PROBLEM DETAILS. Return the material word for word. Do not include pictures.

:::

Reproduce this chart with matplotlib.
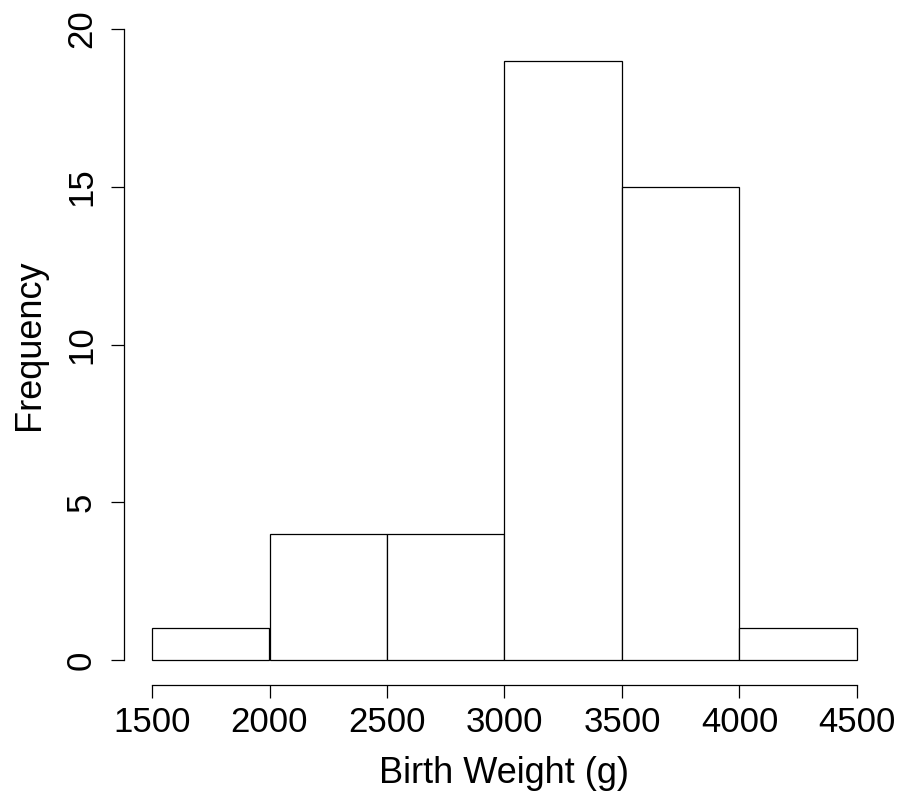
import matplotlib
matplotlib.use("Agg")
from matplotlib import pyplot as plt

# histogram of birth weights, R base-graphics look
bin_edges = [1500, 2000, 2500, 3000, 3500, 4000, 4500]
counts = [1, 4, 4, 19, 15, 1]
x_ticks = [1500, 2000, 2500, 3000, 3500, 4000, 4500]
y_ticks = [0, 5, 10, 15, 20]

W, H = 903, 797
PX = 0.72  # points per pixel at dpi 100
plt.rcParams["font.family"] = ["Liberation Sans", "DejaVu Sans"]

fig = plt.figure(figsize=(W / 100, H / 100), dpi=100)
ax = fig.add_axes([152 / W, (H - 660) / H, (857 - 152) / W, (660 - 29) / H])

widths = [b - a for a, b in zip(bin_edges[:-1], bin_edges[1:])]
bars = ax.bar(bin_edges[:-1], counts, width=widths, align="edge",
              facecolor="white", edgecolor="black", linewidth=0.9)
for b in bars:
    b.set_clip_on(False)

ax.set_xlim(bin_edges[0], bin_edges[-1])
ax.set_ylim(0, 20)
ax.set_xticks(x_ticks)
ax.set_yticks(y_ticks)

for s in ("top", "right"):
    ax.spines[s].set_visible(False)
ax.spines["left"].set_position(("outward", 28 * PX))
ax.spines["bottom"].set_position(("outward", 25 * PX))
ax.spines["left"].set_linewidth(0.9)
ax.spines["bottom"].set_linewidth(0.9)
ax.tick_params(axis="both", length=13 * PX, width=0.9, labelsize=25)
ax.tick_params(axis="x", pad=8 * PX)
ax.tick_params(axis="y", pad=13 * PX, labelrotation=90)
for t in ax.get_yticklabels():
    t.set_va("center")

ax.set_xlabel("Birth Weight (g)", fontsize=26, labelpad=12)
ax.set_ylabel("Frequency", fontsize=26, labelpad=13)

fig.savefig("out.png", dpi=100)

:::

OUTPUT FOR THIS EXERCISE.
Reproduce this chart with matplotlib.
import matplotlib
matplotlib.use("Agg")
from matplotlib import pyplot as plt

# histogram of birth weights, R base-graphics look
bin_edges = [1500, 2000, 2500, 3000, 3500, 4000, 4500]
counts = [1, 4, 4, 19, 15, 1]
x_ticks = [1500, 2000, 2500, 3000, 3500, 4000, 4500]
y_ticks = [0, 5, 10, 15, 20]

W, H = 903, 797
PX = 0.72  # points per pixel at dpi 100
plt.rcParams["font.family"] = ["Liberation Sans", "DejaVu Sans"]

fig = plt.figure(figsize=(W / 100, H / 100), dpi=100)
ax = fig.add_axes([152 / W, (H - 660) / H, (857 - 152) / W, (660 - 29) / H])

widths = [b - a for a, b in zip(bin_edges[:-1], bin_edges[1:])]
bars = ax.bar(bin_edges[:-1], counts, width=widths, align="edge",
              facecolor="white", edgecolor="black", linewidth=0.9)
for b in bars:
    b.set_clip_on(False)

ax.set_xlim(bin_edges[0], bin_edges[-1])
ax.set_ylim(0, 20)
ax.set_xticks(x_ticks)
ax.set_yticks(y_ticks)

for s in ("top", "right"):
    ax.spines[s].set_visible(False)
ax.spines["left"].set_position(("outward", 28 * PX))
ax.spines["bottom"].set_position(("outward", 25 * PX))
ax.spines["left"].set_linewidth(0.9)
ax.spines["bottom"].set_linewidth(0.9)
ax.tick_params(axis="both", length=13 * PX, width=0.9, labelsize=25)
ax.tick_params(axis="x", pad=8 * PX)
ax.tick_params(axis="y", pad=13 * PX, labelrotation=90)
for t in ax.get_yticklabels():
    t.set_va("center")

ax.set_xlabel("Birth Weight (g)", fontsize=26, labelpad=12)
ax.set_ylabel("Frequency", fontsize=26, labelpad=13)

fig.savefig("out.png", dpi=100)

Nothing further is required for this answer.